O'Keefe pleaded guilty to misdemeanor criminal charge of entering Senate office under false pretenses. As reported by The Times-Picayune on May 26:
The four defendants who were arrested in January in Sen. Mary Landrieu's office in the Hale Boggs federal complex in New Orleans pleaded guilty Wednesday morning in federal court to entering real property belonging to the United States under false pretenses.
Magistrate Judge Daniel Knowles III sentenced Stan Dai, Joseph Basel and Robert Flanagan each to two years probation, a fine of $1,500 and 75 hours of community service during their first year of probation.
James O'Keefe, as leader of the group and famous for posing as a pimp in ACORN office videos, received three years of probation, a fine of $1,500 and 100 hours of community service.
O'Keefe reportedly planned to "seduce" and publicly humiliate CNN reporter. In an article posted at CNN.com, investigative reporter Abbie Bourdeau reported that when she arrived for an interview with O'Keefe, she was informed by O'Keefe's colleague Izzy Santa that O'Keefe planned to lure her aboard a boat where he would secretly record his attempts to "hit on her" using "strawberries and champagne." Boudreau reported that a document she obtained suggested O'Keefe would also use props including a "condom jar," Viagra, pornography, a ceiling mirror, and "fuzzy handcuffs." The document explained the motivation: "The joke is that the tables have turned on CNN. Using hot blondes to seduce interviewees to get screwed on television, you are faux seducing her in order to screw her on television." O'Keefe later claimed that he had been "repulsed" by the scenario laid out in the document when it was presented to him, and that it did not represent his actual plan for the interview, which he described as follows:
In my version, the reporter was never going to be placed in a threatening situation. She would have had to consent before being filmed and she was not going to be faux "seduced" unless she wanted to be. If a CNN reporter would be willing to engage in such a folly, it might even be more newsworthy than Rick Sanchez's firing. (CNN also has Elliot Spitzer on payroll. He's done more outrageous things than anything I've ever gotten in my in-box).
The sexually explicit document CNN is now "reporting" on was never going to be implemented as written. She saw how I was dressed that day, with my usual blazer and collared shirt. In the document she reported as being "authentic," I was supposed to have been dressed with my chest exposed, slicked backed hair, with gold chains. That ought to have been a red flag the document was not a reflection of my true intentions.

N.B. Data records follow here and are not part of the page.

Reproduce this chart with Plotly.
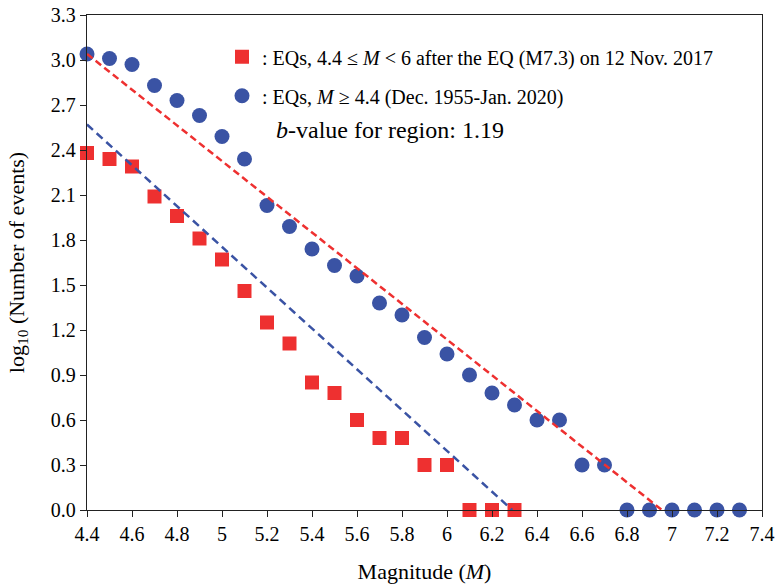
import plotly.graph_objects as go

# Data
mag_blue = [4.4, 4.5, 4.6, 4.7, 4.8, 4.9, 5.0, 5.1, 5.2, 5.3, 5.4, 5.5, 5.6, 5.7, 5.8,
            5.9, 6.0, 6.1, 6.2, 6.3, 6.4, 6.5, 6.6, 6.7, 6.8, 6.9, 7.0, 7.1, 7.2, 7.3]
log_blue = [3.04, 3.01, 2.97, 2.83, 2.73, 2.63, 2.49, 2.34, 2.03, 1.89, 1.74, 1.63, 1.56, 1.38, 1.30,
            1.15, 1.04, 0.90, 0.78, 0.70, 0.60, 0.60, 0.30, 0.30, 0.0, 0.0, 0.0, 0.0, 0.0, 0.0]

mag_red = [4.4, 4.5, 4.6, 4.7, 4.8, 4.9, 5.0, 5.1, 5.2, 5.3, 5.4, 5.5, 5.6, 5.7, 5.8,
           5.9, 6.0, 6.1, 6.2, 6.3]
log_red = [2.38, 2.34, 2.29, 2.09, 1.96, 1.81, 1.67, 1.46, 1.25, 1.11, 0.85, 0.78, 0.60, 0.48, 0.48,
           0.30, 0.30, 0.0, 0.0, 0.0]

fit_red_x = [4.4, 6.955]
fit_red_y = [3.04, 0.0]
fit_blue_x = [4.4, 6.29]
fit_blue_y = [2.57, 0.0]

x_tickvals = [4.4, 4.6, 4.8, 5.0, 5.2, 5.4, 5.6, 5.8, 6.0, 6.2, 6.4, 6.6, 6.8, 7.0, 7.2, 7.4]
x_ticktext = ["4.4", "4.6", "4.8", "5", "5.2", "5.4", "5.6", "5.8", "6", "6.2", "6.4", "6.6",
              "6.8", "7", "7.2", "7.4"]
y_tickvals = [0.0, 0.3, 0.6, 0.9, 1.2, 1.5, 1.8, 2.1, 2.4, 2.7, 3.0, 3.3]
y_ticktext = ["0.0", "0.3", "0.6", "0.9", "1.2", "1.5", "1.8", "2.1", "2.4", "2.7", "3.0", "3.3"]

RED = "#EE3030"
BLUE = "#3A53A4"
FONT = "Liberation Serif"

fig = go.Figure()

fig.add_trace(go.Scatter(x=mag_red, y=log_red, mode="markers", legendgroup="a",
                         name=": EQs, 4.4 ≤ <i>M</i> < 6 after the EQ (M7.3) on 12 Nov. 2017",
                         marker=dict(symbol="square", size=14, color=RED), cliponaxis=False))
fig.add_trace(go.Scatter(x=mag_blue, y=log_blue, mode="markers", legendgroup="b",
                         name=": EQs, <i>M</i> ≥ 4.4 (Dec. 1955-Jan. 2020)",
                         marker=dict(symbol="circle", size=15, color=BLUE), cliponaxis=False))

fig.add_trace(go.Scatter(x=fit_red_x, y=fit_red_y, mode="lines", showlegend=False,
                         line=dict(color=RED, width=2.5, dash="7px,4px"), cliponaxis=False))
fig.add_trace(go.Scatter(x=fit_blue_x, y=fit_blue_y, mode="lines", showlegend=False,
                         line=dict(color=BLUE, width=2.5, dash="8px,5px"), cliponaxis=False))

fig.add_annotation(text="<i>b</i>-value for region: 1.19", xref="paper", yref="paper",
                   x=0.277, y=0.768, xanchor="left", yanchor="middle", showarrow=False,
                   font=dict(family=FONT, size=24, color="black"))

fig.update_layout(
    width=781, height=587,
    margin=dict(l=87, r=19, t=15, b=77),
    paper_bgcolor="white", plot_bgcolor="white",
    font=dict(family=FONT, size=20, color="black"),
    legend=dict(x=0.2, y=0.955, xanchor="left", yanchor="top", bgcolor="rgba(0,0,0,0)",
                traceorder="grouped", tracegroupgap=10, itemwidth=30,
                font=dict(family=FONT, size=20, color="black")),
    xaxis=dict(range=[4.4, 7.4], tickvals=x_tickvals, ticktext=x_ticktext, automargin=False,
               showgrid=False, zeroline=False, showline=True, linecolor="#222222", linewidth=1.3,
               mirror=True, ticks="outside", ticklen=6, tickcolor="#222222",
               tickfont=dict(family=FONT, size=20),
               title=dict(text="Magnitude (<i>M</i>)", font=dict(family=FONT, size=22), standoff=19)),
    yaxis=dict(range=[0, 3.3], tickvals=y_tickvals, ticktext=y_ticktext, automargin=False,
               showgrid=False, zeroline=False, showline=True, linecolor="#222222", linewidth=1.3,
               mirror=True, ticks="outside", ticklen=6, tickcolor="#222222",
               tickfont=dict(family=FONT, size=20),
               title=dict(text="log<sub>10</sub> (Number of events)", font=dict(family=FONT, size=22),
                          standoff=20)),
)

fig.write_html("out.html", config={"displayModeBar": False},
               post_script="document.body.style.margin='0px';")
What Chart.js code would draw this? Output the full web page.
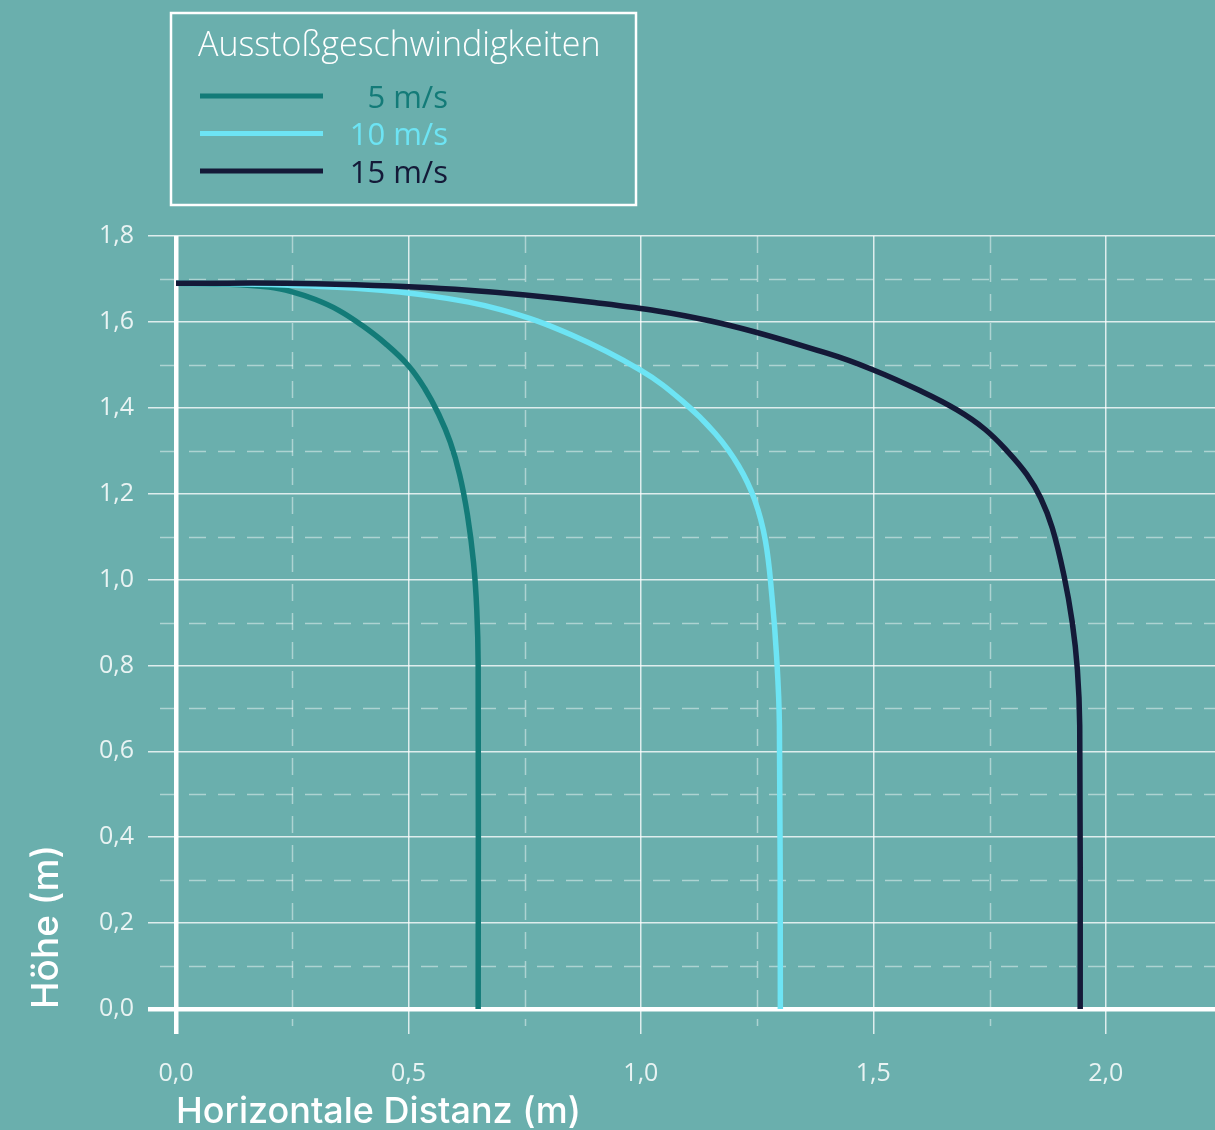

Ms. Boudreau was never going to be put in the bizarre situations outlined in the document CNN reported. There were no mirrors, sex tapes, blindfolds, fuzzy handcuffs, posters of naked women, or music. Sorry, you were not going to see my face saying the words "Bubble Headed Beach Blonde who comes on at 5" into a video camera. Those are Don Henley lyrics - and we know, thanks to Chuck DeVore, how much Henley loathes parody.